On Thursday, Brazil's Minister of Finance, Dario Durigan, announced new advertising regulations for betting companies, which are set to be published on Friday. In a move first revealed in late June, these regulations aim to reshape how betting advertisements convey their messages.
Among the new provisions is a requirement that all betting ads feature warnings from the Ministry of Finance, akin to those seen on tobacco and alcohol marketing. These warnings will inform the public that:
– Betting makes you lose money.
– Betting can cause addiction.
– Betting is not an investment.
Additionally, a separate ordinance created in partnership with the Ministry of Justice will focus on combating illegal betting operators. Durigan stressed that media outlets are barred from promoting any company that lacks approval to operate within the market.
"We are imposing restrictions on betting advertisements in the country," Durigan stated. "I don't need to state – as it goes without saying – that we have zero tolerance for illegal operators. Therefore, illegal betting operations are not authorised in any way, and neither advertisers nor media outlets are permitted to run any advertising involving a company not authorised to operate in the market."
The new rules stipulate that betting companies cannot imply urgency, present betting as a viable investment, showcase winnings as incentives, or mislead consumers in any manner.
Moreover, these regulations will also restrict commentators and experts from making potentially misleading statements aimed at bettors.
"[It is not permissible to mix] commentary from an expert or specialist – someone knowledgeable about a specific game or subject – with statements claiming that a particular bet is the best choice or that a specific path should be taken, thereby inducing the consumer to adopt a certain practice under the guise of technical backing.

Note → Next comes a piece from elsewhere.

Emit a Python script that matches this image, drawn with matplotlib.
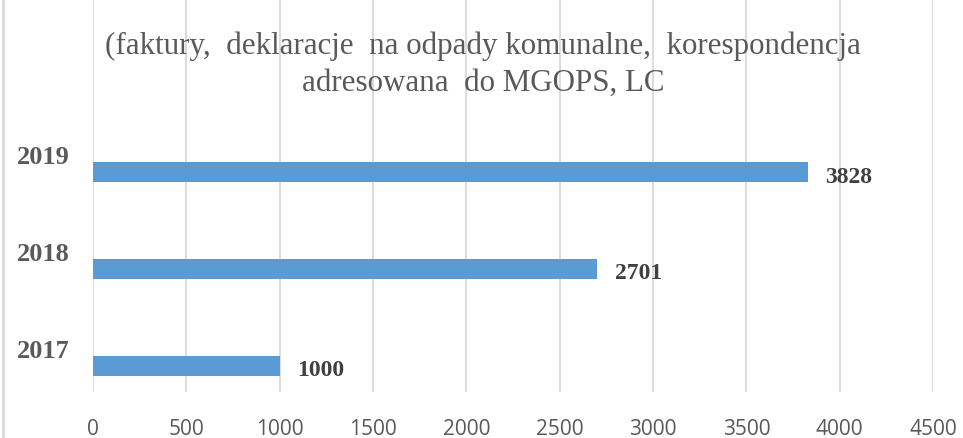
import matplotlib.pyplot as plt
from matplotlib.lines import Line2D

# dane
years = ['2017', '2018', '2019']
values = [1000, 2701, 3828]
title = '(faktury,  deklaracje  na odpady komunalne,  korespondencja\nadresowana  do MGOPS, LC'
x_ticks = [0, 500, 1000, 1500, 2000, 2500, 3000, 3500, 4000, 4500]

serif = ['Liberation Serif', 'DejaVu Serif']
grey = '#595959'

fig = plt.figure(figsize=(9.63, 4.39), dpi=100)
ax = fig.add_axes([0.0966, 0.1048, 0.8723, 0.8952])

pos = list(range(len(years)))
bar_pos = [p - 0.186 for p in pos]
ax.barh(bar_pos, values, height=0.2, color='#5b9bd5', zorder=3)

for y, v in zip(bar_pos, values):
    ax.text(v + 95, y - 0.04, str(v), ha='left', va='center',
            fontsize=17, fontweight='bold', family=serif, color='#404040')

ax.set_xlim(0, 4500)
ax.set_ylim(-0.454, 3.6)
ax.set_xticks(x_ticks)
ax.set_xticklabels([str(t) for t in x_ticks], family=['Open Sans', 'DejaVu Sans'],
                   fontsize=15, color=grey)
ax.set_yticks(pos)
ax.set_yticklabels(years, family=serif, fontsize=19, fontweight='bold', color=grey)
ax.tick_params(axis='x', length=0, pad=19)
ax.tick_params(axis='y', length=0, pad=17)
ax.grid(axis='x', color='#d9d9d9', linewidth=1.3, zorder=0)
for s in ax.spines.values():
    s.set_visible(False)

fig.text(483 / 963, 1 - 65 / 439, title, ha='center', va='center',
         fontsize=22.3, family=serif, color=grey, linespacing=1.35, zorder=4)

# ramka z lewej
fig.add_artist(Line2D([2.5 / 963, 2.5 / 963], [0, 1], transform=fig.transFigure,
                      color='#d9d9d9', linewidth=2))

plt.savefig('out.png', dpi=100)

That must not be done," Durigan emphasized.
Additionally, he noted that commentators and announcers will be prohibited from using their platform to advocate for betting.
"No displaying winnings as bait," he remarked. "No selling betting as a way to make easy money, or as an investment or financial solution for families."
Penalties for violating these new advertising regulations will be significant. Durigan indicated that non-compliance could result in fines of up to 20% of the betting operator's revenue and a suspension of activity for up to 180 days. In cases of serious repeat offenses, the authority to operate within the online betting market might even be revoked.
The National Consumer Secretary, Ricardo Morishita, mentioned that a maximum fine of approximately BRL14 million ($2.7 million) could be imposed on those engaging in unlawful advertising for betting.
The government has also stated that companies could face penalties if associated influencers violate the new advertising guidelines, potentially leading to the removal of offending content.
In a related update, Durigan revealed that the government has already taken down 56,000 betting sites and nearly 1,000 influencer profiles in an effort to curb illegal operations. Furthermore, the self-exclusion of almost a million bettors has been initiated to comply with statutory prohibitions.
"There is a ban preventing beneficiaries of government programmes from accessing these sites – a Supreme Court ruling," Durigan explained. "This also applies to people participating in Desenrola [a debt renegotiation programme launched by the Lula administration]."
The Minister noted that authorised betting companies have been cooperating with the government by reporting illegal operators.
Durigan outlined the timeline for betting authorisations in Brazil:
– 2018: Authorisation to operate, but without established rules.
– 2023: Congress establishes general rules.
– 2024: Ministry of Finance to establish the Secretariat of Prizes and Bets to oversee the sector.
– 2025: Government begins collecting licensing fees and enforcing rules.